December 1990
December 1990
I think all this talk about the
old days this year made me think of Charlie again, and that first time I was supposed
to meet Ginger.
I guess the worst of it hit a
few years ago when I heard about Charlie’s impending death. Over time you get
used to the inevitable, if not quite able to accept it. Except for a few months
in 1973, Charlie and I were never close. He was always the next layer out in my
circle of friends, a friend of a friend-- of whom I heard regular news but
rarely saw.
He, Bob, Alf, and Tom were
regulars at a local bar once they came of legal drinking age. I knew I could
find them any time I wanted by simply showing up there after work. In those
days, we presumed people would always be where we expected, as if they were
institutions like Ma Bell or IBM. And that part of the old Little Falls crowd
was more predictable than most, making their daily ritual to the drinking
fountain, telling the same tales day in and day out, of drug use, of auto
repair, of new rock on the radio.
It was not my brand of life. But
I liked to know they were there, echoes of an earlier stage of life when all of
us had been closer. Somehow, we shared mutual myths. The trip north to Nova
Scotia meant as much to me and Charlie as it did to the actual participants. We
both had heard the details of that legend so often and for so long that we felt
as if we had looked over the shoulders of those who had gone north.

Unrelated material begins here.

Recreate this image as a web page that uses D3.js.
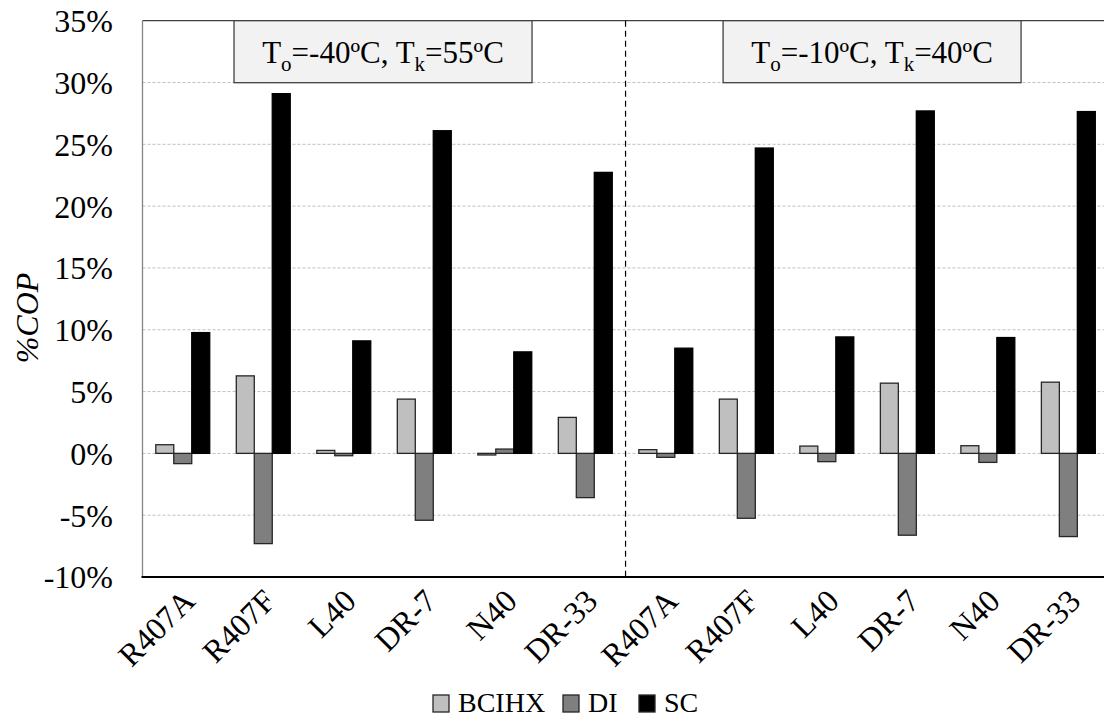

Each of us, too, had our part in
other tales which made us legends in the circuit of friends. I was still known for
my military exploits on a trip to the shore in the summer of 1969. Charlie was
well-known for his party Halloween night 1970.
My attending that party was as
big a shock to Charlie as it was to me. I was hiding out from in New York City
waiting for my child to be born when Jimmy told Frank to come tell us we should
come to Charlie’s Halloween Party in West Paterson.
“He says you don’t have to dress
up,” Frank told me after having driven all the way from New Jersey to our
apartment on East 6th Street.
Jimmy had told him to collect us
and not to take no for an answer. And while I was scared to go back to the
scene of my crime, I was more terrified by Frank’s driving, fearing we might
not survive the trip there or back.
Frank kept talking about Jimmy’s
new girlfriend, Ginger, as if Frank adored her as much as Jimmy did.
Charlie’s house – or should I
say his parents – was on one of those twisted hillside streets somewhere
between Browertown Road and McBride Avenue. When we arrived, we found the whole
gang including Jeff, John, Alf, Bob, Tom, both Carols, Judy and others who I
did not know until later.
I don’t even remember if I
actually met Ginger there or if we’d been introduced.
The whole party seemed to
revolve around Jimmy, who hovered over the record player singing along with the
newly released Neil Young solo album, his voice sounding as if he was Neil
Young.
Just where Charlie’s parents
were, I could not guess, no doubt away somewhere which explained why booze and
drugs flowed so freely.
Charlie and I would get closer a
few years later when he would wander across the street from the bar to my room
in the rooming house in Montclair.
I guess that's why after not
seeing Charlie for almost 20 years, his death hurt so much. Partly because I
knew him briefly and felt for him the way I would a second cousin. Partly
because his passing subtracts from this on-going myth, we call life, and what
remains are the fixed details of an already well-known tale.